France is the testing ground for Netflix’s first channel offering.
The new linear channel will air French, American and global films and TV series that anchor the streamer. Called Direct, access comes via Netflix’s web browser, versus set-top boxes, reports Variety. At present, the channel has no plans to utilize set-top boxes or CTV apps.
The channel underscores Netflix’s push into real-time, traditionally scheduled programs. Direct resembles a broadcast network more than a streaming platform.
France was deliberately chosen, given its 9 million subscribers and comfort with traditional TV. Also, older viewers are a major component of French households.
Netflix stated: “Whether you are lacking inspiration or whether you are discovering Netflix for the first time, you could let yourself be guided for the first time without having to choose a particular title and let yourself be surprised by the diversity of Netflix’s library.”
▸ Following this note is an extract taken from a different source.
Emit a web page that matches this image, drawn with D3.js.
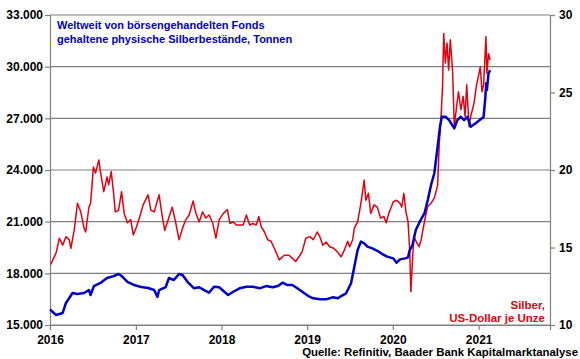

Direct will compete with Salto, the French streamer launched Oct. 20 as a joint venture of France Télévisions, TF1 and M6. It offers three-tiers, priced at $9, $13 and $15. Salto will run 15,000 hours of programming from its partners, rather than original content.
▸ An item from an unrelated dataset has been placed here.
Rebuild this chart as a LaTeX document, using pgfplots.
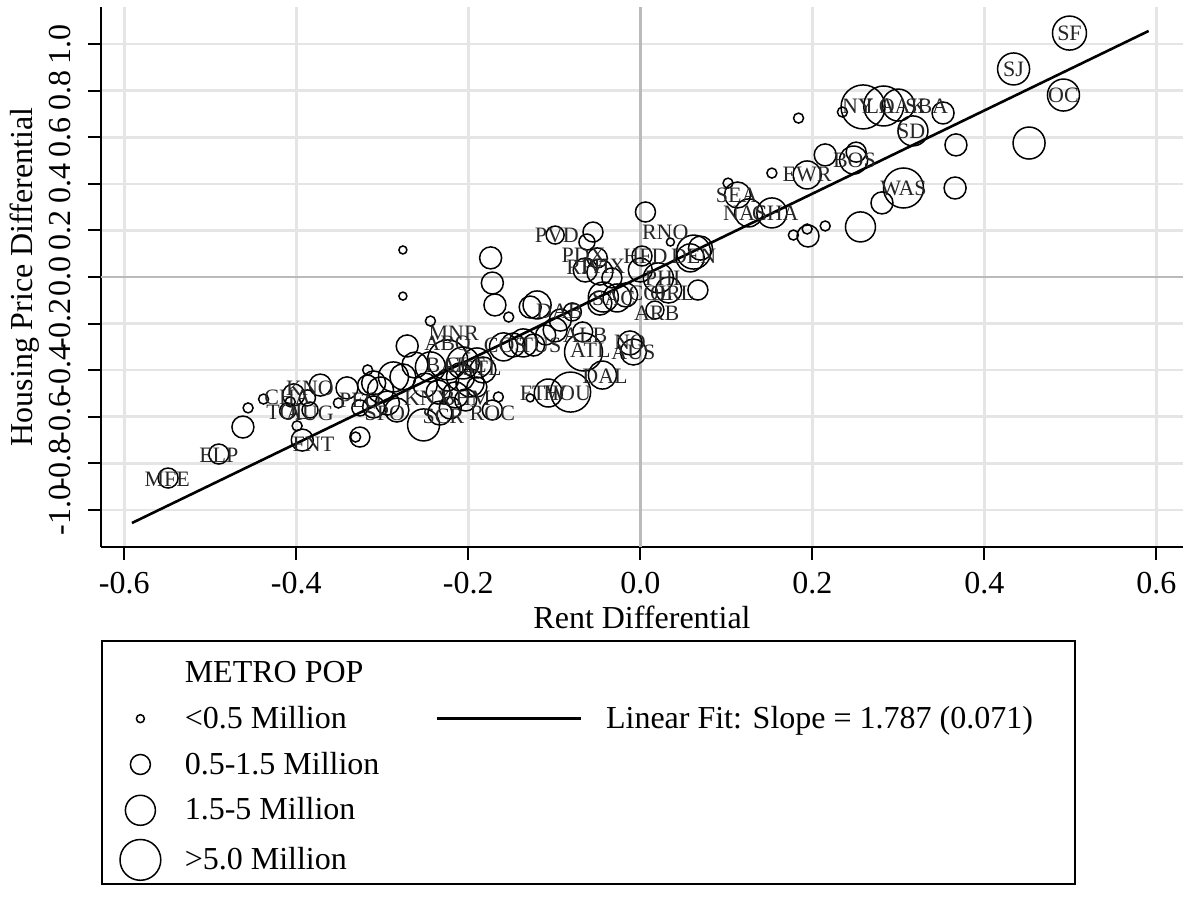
\documentclass[border=0pt]{standalone}
\usepackage{fontspec}
\setmainfont{Liberation Serif}
\usepackage{pgfplots}
\pgfplotsset{compat=1.18}
\usepackage{pgfplotstable}

\pgfplotstableread{
x y r
0.499 1.047 8.5
0.434 0.893 8
0.492 0.781 8
0.452 0.575 8
0.367 0.567 5.5
0.366 0.382 5.5
0.352 0.704 5.5
0.259 0.730 11
0.283 0.734 10
0.300 0.738 8
0.317 0.627 7.5
0.235 0.708 2.5
0.184 0.682 2.5
0.248 0.502 7
0.251 0.536 5
0.215 0.524 5.5
0.194 0.438 7
0.153 0.446 2.5
0.113 0.352 6.5
0.102 0.403 2.5
0.126 0.275 7
0.153 0.275 7.5
0.306 0.382 10
0.281 0.318 5.5
0.256 0.215 7.5
0.178 0.180 2.5
0.195 0.176 5.5
0.194 0.206 2.5
0.215 0.219 2.5
0.006 0.279 5
0.035 0.150 2
0.062 0.107 8.5
0.058 0.082 7
0.070 0.124 6
0.021 -0.004 7.5
0.067 -0.056 5
0.017 -0.142 4.5
-0.043 -0.086 7.5
-0.027 -0.090 7
-0.017 -0.077 6
-0.047 -0.112 6
0.033 -0.056 6.5
0.000 0.030 6
0.002 0.090 5
-0.099 0.180 4.5
-0.055 0.193 5
-0.062 0.150 4
-0.050 0.082 5
-0.064 0.030 6
-0.047 0.021 6.5
-0.033 -0.004 5
-0.174 0.082 5.5
-0.172 -0.026 5.5
-0.169 -0.120 5.5
-0.153 -0.172 2.5
-0.128 -0.129 5.5
-0.120 -0.120 7
-0.067 -0.236 5
-0.066 -0.322 9.5
-0.012 -0.283 6
-0.008 -0.322 6.5
-0.044 -0.421 7
-0.107 -0.498 7
-0.081 -0.494 10
-0.128 -0.519 2
-0.159 -0.300 7
-0.148 -0.292 6
-0.136 -0.283 7
-0.124 -0.292 5.5
-0.110 -0.249 5
-0.099 -0.227 6
-0.093 -0.185 5.5
-0.079 -0.150 4.5
-0.271 -0.296 5.5
-0.244 -0.189 2.5
-0.276 -0.082 2
-0.276 0.116 2
-0.244 -0.386 7.5
-0.224 -0.356 10
-0.206 -0.369 8
-0.190 -0.369 7.5
-0.183 -0.399 6.5
-0.209 -0.429 7
-0.224 -0.442 5.5
-0.198 -0.455 7
-0.190 -0.472 5
-0.165 -0.515 2.5
-0.172 -0.571 5
-0.233 -0.584 6
-0.252 -0.635 8
-0.221 -0.562 5.5
-0.317 -0.464 5
-0.310 -0.455 6
-0.302 -0.485 6.5
-0.287 -0.429 7.5
-0.276 -0.429 6.5
-0.317 -0.399 2.5
-0.294 -0.541 6
-0.283 -0.571 6
-0.310 -0.558 5.5
-0.326 -0.562 4
-0.326 -0.687 5
-0.331 -0.687 2.5
-0.341 -0.476 5.5
-0.351 -0.541 2.5
-0.372 -0.464 5.5
-0.387 -0.519 4
-0.403 -0.506 5.5
-0.407 -0.536 2.5
-0.399 -0.639 2.5
-0.393 -0.700 5.5
-0.438 -0.524 2.5
-0.456 -0.562 2.5
-0.462 -0.644 5.5
-0.490 -0.760 5
-0.549 -0.863 5
-0.410 -0.575 4
-0.384 -0.571 4
-0.262 -0.378 6.5
-0.250 -0.464 6
-0.235 -0.494 6
-0.215 -0.506 6.5
-0.203 -0.528 5.5
}\metros

\pgfplotstableread{
x y lab
0.499 1.047 SF
0.434 0.893 SJ
0.492 0.781 OC
0.253 0.734 NY
0.279 0.734 LA
0.305 0.734 OAK
0.333 0.734 SBA
0.315 0.627 SD
0.249 0.502 BOS
0.194 0.438 EWR
0.112 0.352 SEA
0.122 0.275 NAS
0.157 0.275 CHA
0.306 0.382 WAS
0.029 0.193 RNO
0.006 0.090 HFD
0.062 0.090 DEN
-0.097 0.180 PVD
-0.066 0.094 PDX
-0.064 0.039 RIV
-0.043 0.047 PHX
0.026 -0.004 PHI
0.012 -0.069 COL
0.037 -0.069 ORL
-0.031 -0.090 SAC
0.019 -0.155 ARB
-0.094 -0.146 DAB
-0.064 -0.249 ALB
-0.058 -0.313 ATL
-0.012 -0.279 NO
-0.008 -0.322 AUS
-0.041 -0.425 DAL
-0.113 -0.498 FTW
-0.085 -0.498 HOU
-0.217 -0.240 MNR
-0.224 -0.292 ABQ
-0.157 -0.292 COS
-0.116 -0.292 TUS
-0.224 -0.378 BAL
-0.203 -0.378 CLE
-0.184 -0.391 STL
-0.247 -0.519 KNX
-0.203 -0.519 BHM
-0.229 -0.597 SCR
-0.172 -0.584 ROC
-0.550 -0.867 MFE
-0.490 -0.764 ELP
-0.380 -0.717 FNT
-0.410 -0.515 CHA
-0.384 -0.476 KNO
-0.410 -0.579 TOL
-0.384 -0.584 AUG
-0.326 -0.528 PEO
-0.297 -0.584 SPO
}\labeltab

\begin{document}
\begin{tikzpicture}
\begin{axis}[
  at={(0pt,0pt)}, anchor=south west,
  scale only axis, width=541pt, height=270pt,
  xmin=-0.627, xmax=0.631, ymin=-1.159, ymax=1.159,
  axis x line*=bottom, axis y line*=left,
  axis line style={line width=1pt, -},
  xtick={-0.6,-0.4,-0.2,0,0.2,0.4,0.6},
  ytick={-1,-0.8,-0.6,-0.4,-0.2,0,0.2,0.4,0.6,0.8,1},
  tick align=outside, major tick length=6.5pt,
  tick style={line width=1pt, black},
  grid=major, major grid style={line width=1.3pt, color=black!10},
  /pgf/number format/assume math mode=true,
  /pgf/number format/fixed, /pgf/number format/fixed zerofill,
  /pgf/number format/precision=1,
  tick label style={font=\fontsize{16}{18}\selectfont},
  yticklabel style={rotate=90, anchor=south},
  yticklabel shift=5pt, xticklabel shift=2.5pt,
  xlabel={Rent Differential}, ylabel={Housing Price Differential},
  every axis x label/.style={at={(axis description cs:0.5,-0.1296)}, anchor=center, font=\fontsize{16}{18}\selectfont},
  every axis y label/.style={at={(axis description cs:-0.0702,0.5)}, anchor=center, rotate=90, font=\fontsize{16}{18}\selectfont},
  extra x ticks={0}, extra y ticks={0},
  extra x tick labels={}, extra y tick labels={},
  extra tick style={major grid style={line width=1.3pt, color=black!27}, major tick length=0pt},
  legend columns=2,
  legend cell align=left,
  legend style={at={(0,-0.172)}, anchor=north west, draw=black, line width=1pt,
    font=\fontsize{16}{18}\selectfont, row sep=6.3pt, inner xsep=9pt, inner ysep=2pt,
    /tikz/every even column/.append style={column sep=26pt},
    /tikz/every odd column/.append style={column sep=10pt}},
]
\addplot[black, line width=1.3pt, forget plot] coordinates {(-0.591,-1.056) (0.591,1.056)};
\addplot[scatter, only marks, mark=o, forget plot,
  scatter/use mapped color={draw=black},
  mark options={line width=0.75pt},
  visualization depends on={\thisrow{r} \as \rad},
  scatter/@pre marker code/.append style={/tikz/mark size=\rad},
  point meta=\thisrow{r}] table[x=x,y=y] {\metros};
\addplot[only marks, mark=none, forget plot,
  nodes near coords, point meta=explicit symbolic,
  nodes near coords align={center},
  nodes near coords style={font=\fontsize{11}{13}\selectfont, text=black!85, inner sep=0pt}]
  table[x=x,y=y,meta=lab] {\labeltab};

\addlegendimage{empty legend}\addlegendentry{\rule{0pt}{16.8pt}METRO POP}
\addlegendimage{empty legend}\addlegendentry{}
\addlegendimage{only marks, mark=o, mark size=2pt, mark options={line width=0.75pt}}\addlegendentry{<0.5 Million}
\addlegendimage{legend image code/.code={\draw[line width=1.3pt] (0pt,0pt) -- (72pt,0pt);}}\addlegendentry{Linear Fit: Slope = 1.787 (0.071)\hspace*{10pt}}
\addlegendimage{only marks, mark=o, mark size=5pt, mark options={line width=0.75pt}}\addlegendentry{0.5-1.5 Million}
\addlegendimage{empty legend}\addlegendentry{}
\addlegendimage{only marks, mark=o, mark size=7.5pt, mark options={line width=0.75pt}}\addlegendentry{1.5-5 Million}
\addlegendimage{empty legend}\addlegendentry{}
\addlegendimage{only marks, mark=o, mark size=10.2pt, mark options={line width=0.75pt}}\addlegendentry{>5.0 Million}
\addlegendimage{empty legend}\addlegendentry{}
\end{axis}
\pgfresetboundingbox
\path[use as bounding box] (-50.5pt,-175.5pt) rectangle (541pt,273.5pt);
\end{tikzpicture}
\end{document}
Netflix is increasing production in French programming. French originals currently on the platform include “Family Business” and “Plan Coeur.”
Separately, Canada has pushed a bill that would compel American streamers to pay for the production of Canadian films and TV shows. The proposed change creates a new category — “online undertakings” — that targets streamers and broadcasters that transmit programs online.
Should Bill C-10, an amendment to the nation’s Broadcasting Act, pass, it will force foreign streamers, such as Netflix and Amazon Prime Video, to invest more than $800 million to develop, produce and distribute local content by 2023.